Whilst his platform is, as aforementioned, progressive, it is situated within a belief that the existing framework of capitalism is fundamentally the best system; Buttigieg identifies as a “democratic capitalist”, and nothing in his platform suggests he would do more than tinker at the edges of the system that makes America one of the most unequal countries in the developed world.

Many of Buttigieg’s actions speak louder than his ostensibly progressive words. There was the announcement just this past day that he had hired Sonal Shah, a former policy director at investment bank Goldman Sachs, which was at the forefront of the financial crisis.

On gun control, he concertedly positioned himself as more pro gun than Beto O’Rourke when the two sparred during the debates. He joined the military as a reservist at a time when many were questioning both the usefulness and the morality of American involvement in Afghanistan and Iraq.

Whilst military service is no doubt in many contexts a noble thing, a cynic would say this appears to be part of a pattern of choices by Buttigieg to best position himself to fulfil the ambition for office which has seemingly fuelled him for much of his adult life.

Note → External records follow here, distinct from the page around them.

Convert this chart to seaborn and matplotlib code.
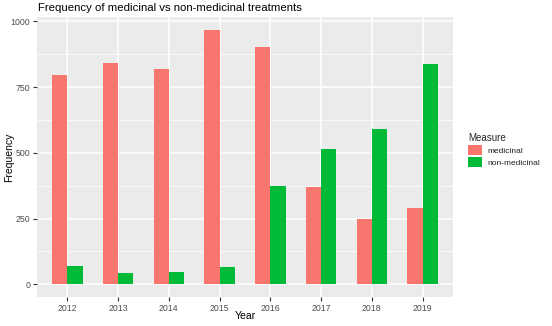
import matplotlib
matplotlib.use("Agg")
import matplotlib.pyplot as plt
import seaborn as sns
import pandas as pd
from matplotlib.patches import Patch

years = ["2012", "2013", "2014", "2015", "2016", "2017", "2018", "2019"]
medicinal = [797, 843, 820, 968, 902, 369, 249, 289]
non_medicinal = [69, 42, 46, 65, 375, 513, 589, 839]
measures = ["medicinal", "non-medicinal"]
colors = ["#F8766D", "#00BA38"]

df = pd.DataFrame({
    "Year": years * 2,
    "Frequency": medicinal + non_medicinal,
    "Measure": [measures[0]] * len(years) + [measures[1]] * len(years),
})

sns.set_theme(style="white")
plt.rcParams["font.family"] = ["Liberation Sans", "DejaVu Sans"]

W, H = 552, 326
fig = plt.figure(figsize=(W / 100, H / 100), dpi=100)
ax = fig.add_axes([37 / W, 1 - 297 / H, (453 - 37) / W, (297 - 17) / H])
ax.set_facecolor("#EBEBEB")

sns.barplot(data=df, x="Year", y="Frequency", hue="Measure", order=years,
            hue_order=measures, palette=colors, width=0.6, ax=ax,
            legend=False, saturation=1, linewidth=0, zorder=3)

ymax = max(medicinal + non_medicinal)
ax.set_xlim(-0.6, len(years) - 0.4)
ax.set_ylim(-0.05 * ymax, ymax * 1.05)

ax.set_yticks([0, 250, 500, 750, 1000])
ax.set_yticks([125, 375, 625, 875], minor=True)
ax.grid(True, which="major", color="white", linewidth=1.1, zorder=0)
ax.grid(True, which="minor", axis="y", color="white", linewidth=0.55, zorder=0)
ax.set_axisbelow(True)
for s in ax.spines.values():
    s.set_visible(False)

ax.tick_params(axis="both", which="major", length=3, width=0.8, color="#333333",
               labelsize=6.3, labelcolor="#4D4D4D", pad=2, bottom=True, left=True)
ax.tick_params(axis="both", which="minor", length=0)

ax.set_xlabel("Year", fontsize=7.5, color="black")
ax.set_ylabel("Frequency", fontsize=7.5, color="black")
ax.xaxis.set_label_coords((245 - 37) / (453 - 37), -(316 - 297) / (297 - 17))
ax.yaxis.set_label_coords(-(37 - 9) / (453 - 37), (297 - 157) / (297 - 17))
ax.xaxis.label.set_va("center")
ax.yaxis.label.set_va("center")

fig.text(38 / W, 1 - 8 / H, "Frequency of medicinal vs non-medicinal treatments",
         fontsize=8.2, color="black", ha="left", va="center")

handles = [Patch(facecolor=c, edgecolor="none") for c in colors]
leg = fig.legend(handles, measures, title="Measure", loc="upper left",
                 bbox_to_anchor=(462 / W, 1 - 127 / H), frameon=False,
                 fontsize=6, title_fontsize=7, handlelength=1.75, handleheight=1.5,
                 handletextpad=0.6, labelspacing=0.25, borderpad=0.2)
leg._legend_box.align = "left"
for t in leg.get_texts():
    t.set_color("#222222")

fig.savefig("out.png", dpi=100)
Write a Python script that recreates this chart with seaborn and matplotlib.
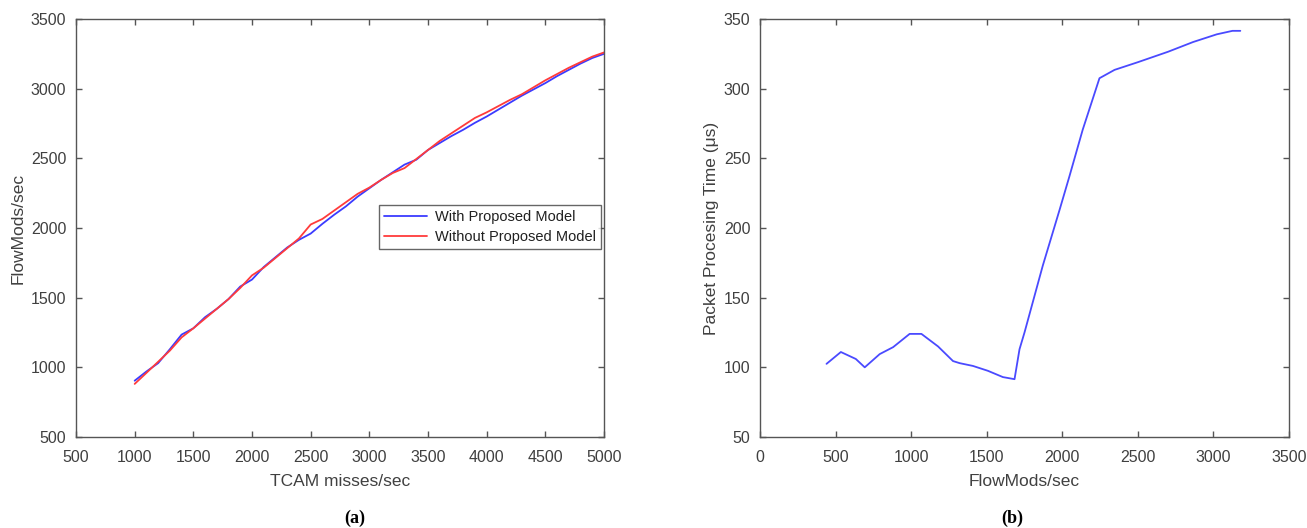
import matplotlib
matplotlib.use("Agg")
import matplotlib.pyplot as plt
import seaborn as sns
import pandas as pd

# ---- data (a) ----
tcam_misses = [1000, 1100, 1200, 1300, 1400, 1500, 1600, 1700, 1800, 1900, 2000,
               2100, 2200, 2300, 2400, 2500, 2600, 2700, 2800, 2900, 3000, 3100,
               3200, 3300, 3400, 3500, 3600, 3700, 3800, 3900, 4000, 4100, 4200,
               4300, 4400, 4500, 4600, 4700, 4800, 4900, 5000]
with_model = [904, 970, 1030, 1130, 1235, 1280, 1360, 1420, 1490, 1580, 1630,
              1720, 1790, 1860, 1915, 1960, 2030, 2095, 2155, 2225, 2285, 2345,
              2400, 2455, 2490, 2560, 2610, 2660, 2705, 2755, 2800, 2850, 2900,
              2950, 2995, 3040, 3090, 3135, 3180, 3220, 3250]
without_model = [881, 960, 1040, 1120, 1215, 1280, 1350, 1420, 1490, 1570, 1660,
                 1715, 1785, 1855, 1925, 2025, 2065, 2125, 2185, 2245, 2290, 2345,
                 2395, 2430, 2495, 2560, 2625, 2680, 2735, 2790, 2830, 2875, 2920,
                 2960, 3010, 3060, 3105, 3150, 3190, 3230, 3260]
series_names = ["With Proposed Model", "Without Proposed Model"]

# ---- data (b) ----
flowmods = [440, 535, 634, 693, 792, 881, 990, 1068, 1178, 1277, 1321, 1409,
            1508, 1607, 1684, 1717, 1750, 1871, 1982, 2047, 2135, 2246, 2346,
            2500, 2700, 2866, 3022, 3126, 3178]
proc_time = [102.5, 111, 106, 100, 109.5, 114.5, 124, 124, 115, 104.5, 103, 101,
             97.5, 93, 91.5, 113, 125, 173, 213, 237, 270.5, 307.5, 313.5,
             319, 326.5, 333.5, 339, 341.5, 341.5]

text_color = "#404040"
spine_color = "#555555"

sns.set_theme(style="white")
plt.rcParams["font.family"] = ["Liberation Sans", "DejaVu Sans"]
plt.rcParams["text.color"] = text_color
plt.rcParams["axes.labelcolor"] = text_color
plt.rcParams["xtick.color"] = spine_color
plt.rcParams["ytick.color"] = spine_color
plt.rcParams["xtick.labelcolor"] = text_color
plt.rcParams["ytick.labelcolor"] = text_color

fig = plt.figure(figsize=(13.07, 5.28), dpi=100)
W, H = 1307, 528
ax1 = fig.add_axes([76 / W, 1 - 437 / H, (604 - 76) / W, (437 - 19) / H])
ax2 = fig.add_axes([760 / W, 1 - 437 / H, (1289 - 760) / W, (437 - 19) / H])

df_a = pd.DataFrame({
    "x": tcam_misses * 2,
    "y": with_model + without_model,
    "series": [series_names[0]] * len(tcam_misses) + [series_names[1]] * len(tcam_misses),
})
sns.lineplot(data=df_a, x="x", y="y", hue="series", hue_order=series_names,
             palette=["#3b3bff", "#ff3b3b"], linewidth=1.3, ax=ax1,
             estimator=None, sort=False)

df_b = pd.DataFrame({"x": flowmods, "y": proc_time})
sns.lineplot(data=df_b, x="x", y="y", color="#4a4aff", linewidth=1.3, ax=ax2,
             estimator=None, sort=False)

ax1.set_xlim(500, 5000)
ax1.set_ylim(500, 3500)
ax1.set_xticks(range(500, 5001, 500))
ax1.set_yticks(range(500, 3501, 500))
ax1.set_xlabel("TCAM misses/sec", fontsize=12.5, labelpad=7)
ax1.set_ylabel("FlowMods/sec", fontsize=12.5, labelpad=4)

ax2.set_xlim(0, 3500)
ax2.set_ylim(50, 350)
ax2.set_xticks(range(0, 3501, 500))
ax2.set_yticks(range(50, 351, 50))
ax2.set_xlabel("FlowMods/sec", fontsize=12.5, labelpad=7)
ax2.set_ylabel("Packet Procesing Time (\u03bcs)", fontsize=12.5, labelpad=3)

for ax in (ax1, ax2):
    for s in ax.spines.values():
        s.set_visible(True)
        s.set_color(spine_color)
        s.set_linewidth(1.0)
    ax.tick_params(direction="in", length=4, width=1.0, top=True, right=True,
                   bottom=True, left=True, labelsize=11.5)
    ax.tick_params(axis="x", pad=9)
    ax.tick_params(axis="y", pad=7)
    ax.grid(False)

leg = ax1.legend(loc="upper left", bbox_to_anchor=(0.573, 0.555),
                 borderaxespad=0, fontsize=10.5, frameon=True, fancybox=False,
                 handlelength=3.0, handletextpad=0.5, borderpad=0.35,
                 labelspacing=0.4, title=None)
leg.get_frame().set_edgecolor("#404040")
leg.get_frame().set_linewidth(1.0)
for t in leg.get_texts():
    t.set_color("#202020")

fig.text(355 / W, 1 - 518 / H, "(a)", ha="center", va="center",
         fontsize=13, fontweight="bold", family="Liberation Serif", color="black")
fig.text(1012 / W, 1 - 518 / H, "(b)", ha="center", va="center",
         fontsize=13, fontweight="bold", family="Liberation Serif", color="black")

fig.savefig("out.png", dpi=100)
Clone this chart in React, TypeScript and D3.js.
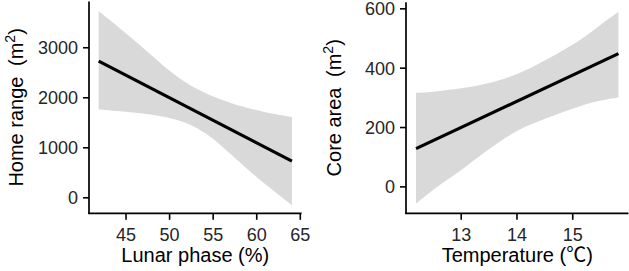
import React from "react";
import * as d3 from "d3";

// ---- Left panel: Home range vs Lunar phase ----
const lunarBandX = [41.86, 43.2, 45.49, 47.79, 50.08, 52.37, 54.67, 56.96, 58.88, 61.0, 64.04];
const homeUpper = [3734, 3545, 3215, 2870, 2530, 2250, 2050, 1900, 1800, 1710, 1615];
const homeLower = [1767, 1748, 1713, 1665, 1590, 1460, 1220, 880, 580, 270, -146];
const lunarFitX = [41.86, 64.04];
const homeFit = [2734, 734];
const lunarTicks = [45, 50, 55, 60, 65];
const homeTicks = [0, 1000, 2000, 3000];

// ---- Right panel: Core area vs Temperature ----
const tempBandX = [12.19, 12.5, 13.0, 13.46, 14.0, 14.54, 15.13, 15.49, 15.82];
const coreUpper = [317, 321, 332, 348, 380, 430, 495, 545, 590];
const coreLower = [-57, -10, 57, 122, 188, 232, 272, 290, 301];
const tempFitX = [12.19, 15.82];
const coreFit = [129, 449];
const tempTicks = [13, 14, 15];
const coreTicks = [0, 200, 400, 600];

const FONT = "'Liberation Sans', Arial, 'Noto Sans CJK SC', sans-serif";

type PanelProps = {
  xDomain: [number, number];
  xRange: [number, number];
  yDomain: [number, number];
  yRange: [number, number];
  bandX: number[];
  upper: number[];
  lower: number[];
  fitX: number[];
  fit: number[];
  xTicks: number[];
  yTicks: number[];
  xTitle: string;
  yTitle: string;
  titleX: number;
};

function Panel(p: PanelProps) {
  const x = d3.scaleLinear().domain(p.xDomain).range(p.xRange);
  const y = d3.scaleLinear().domain(p.yDomain).range(p.yRange);
  const bandData = p.bandX.map((v, i) => ({ x: v, lo: p.lower[i], hi: p.upper[i] }));
  const area = d3
    .area<{ x: number; lo: number; hi: number }>()
    .x((d) => x(d.x))
    .y0((d) => y(d.lo))
    .y1((d) => y(d.hi))
    .curve(d3.curveCatmullRom.alpha(0.5));
  const fitData = p.fitX.map((v, i) => [v, p.fit[i]] as [number, number]);
  const line = d3
    .line<[number, number]>()
    .x((d) => x(d[0]))
    .y((d) => y(d[1]));
  const x0 = p.xRange[0];
  const yb = p.yRange[0];
  const yTop = p.yRange[1];
  const xEnd = p.xRange[1];
  const midY = (p.yRange[0] + p.yRange[1]) / 2;
  const midX = (p.xRange[0] + p.xRange[1]) / 2;
  return (
    <g>
      <path d={area(bandData) || ""} fill="#d9d9d9" stroke="none" />
      <path d={line(fitData) || ""} fill="none" stroke="#000" strokeWidth={3.2} />
      <line x1={x0} x2={x0} y1={yTop} y2={yb + 0.8} stroke="#000" strokeWidth={1.7} />
      <line x1={x0 - 0.8} x2={xEnd} y1={yb} y2={yb} stroke="#000" strokeWidth={1.7} />
      {p.yTicks.map((t) => (
        <g key={"y" + t}>
          <line x1={x0 - 6} x2={x0} y1={y(t)} y2={y(t)} stroke="#000" strokeWidth={1.6} />
          <text
            x={x0 - 11}
            y={y(t)}
            dy="0.36em"
            textAnchor="end"
            fontSize={18}
            fill="#262626"
            fontFamily={FONT}
          >
            {t}
          </text>
        </g>
      ))}
      {p.xTicks.map((t) => (
        <g key={"x" + t}>
          <line x1={x(t)} x2={x(t)} y1={yb} y2={yb + 6.5} stroke="#000" strokeWidth={1.6} />
          <text x={x(t)} y={241} textAnchor="middle" fontSize={18} fill="#262626" fontFamily={FONT}>
            {t}
          </text>
        </g>
      ))}
      <text x={midX} y={262} textAnchor="middle" fontSize={20} fill="#000" fontFamily={FONT}>
        {p.xTitle}
      </text>
      <text
        transform={`translate(${p.titleX},${midY}) rotate(-90)`}
        textAnchor="middle"
        fontSize={20}
        fill="#000"
        fontFamily={FONT}
      >
        {p.yTitle}
        <tspan dx={5}>(m</tspan>
        <tspan fontSize={14} dy={-8}>
          2
        </tspan>
        <tspan dy={8}>)</tspan>
      </text>
    </g>
  );
}

export default function App() {
  return (
    <svg
      width={629}
      height={271}
      style={{ position: "absolute", left: 0, top: 0, background: "#fff" }}
    >
      <rect x={0} y={0} width={629} height={271} fill="#fff" />
      <Panel
        xDomain={[40.75, 65.15]}
        xRange={[89, 301.6]}
        yDomain={[-310, 3925]}
        yRange={[213.3, 1.5]}
        bandX={lunarBandX}
        upper={homeUpper}
        lower={homeLower}
        fitX={lunarFitX}
        fit={homeFit}
        xTicks={lunarTicks}
        yTicks={homeTicks}
        xTitle="Lunar phase (%)"
        yTitle="Home range "
        titleX={23}
      />
      <Panel
        xDomain={[12.01, 16.0]}
        xRange={[406, 628.5]}
        yDomain={[-89, 622]}
        yRange={[213.3, 2.3]}
        bandX={tempBandX}
        upper={coreUpper}
        lower={coreLower}
        fitX={tempFitX}
        fit={coreFit}
        xTicks={tempTicks}
        yTicks={coreTicks}
        xTitle="Temperature (℃)"
        yTitle="Core area "
        titleX={341}
      />
    </svg>
  );
}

On free trade, a huge issue in Rust Belt states which swung to Trump in 2016, barring some muted condemnation of the TPP and NAFTA, he has been largely mute. And according to Forbes analysis, he is second only to Joe Biden, with 40 billionaire donors.

Pete Buttigieg looks to be the goods. But that’s the key word. Looks. There is next to nothing in his record barring some minor achievements as mayor of a small city in Indiana to provide any indication he has the capacity to deliver his platform.

There are far too many questions surrounding him for him to be a commendable choice for those who want a socially and economically progressive platform that includes the fundamental reshaping of how capitalism operates in America; to fix the broken system that led to President Trump’s election. Frankly, many of his billionaire donors probably wouldn’t be overly keen on that anyway.

Mayor Pete Buttigieg may make the right noises; he may well present as the slick communicator best presented to take the fight to Trump (though head to head polls say otherwise), and he may claim to be a changemaker.

But we think that Democrats who want real change, not just more bandaids on the wound that is American capitalism, would do well to look elsewhere. We hear there’s a Senator from Vermont who seems pretty good.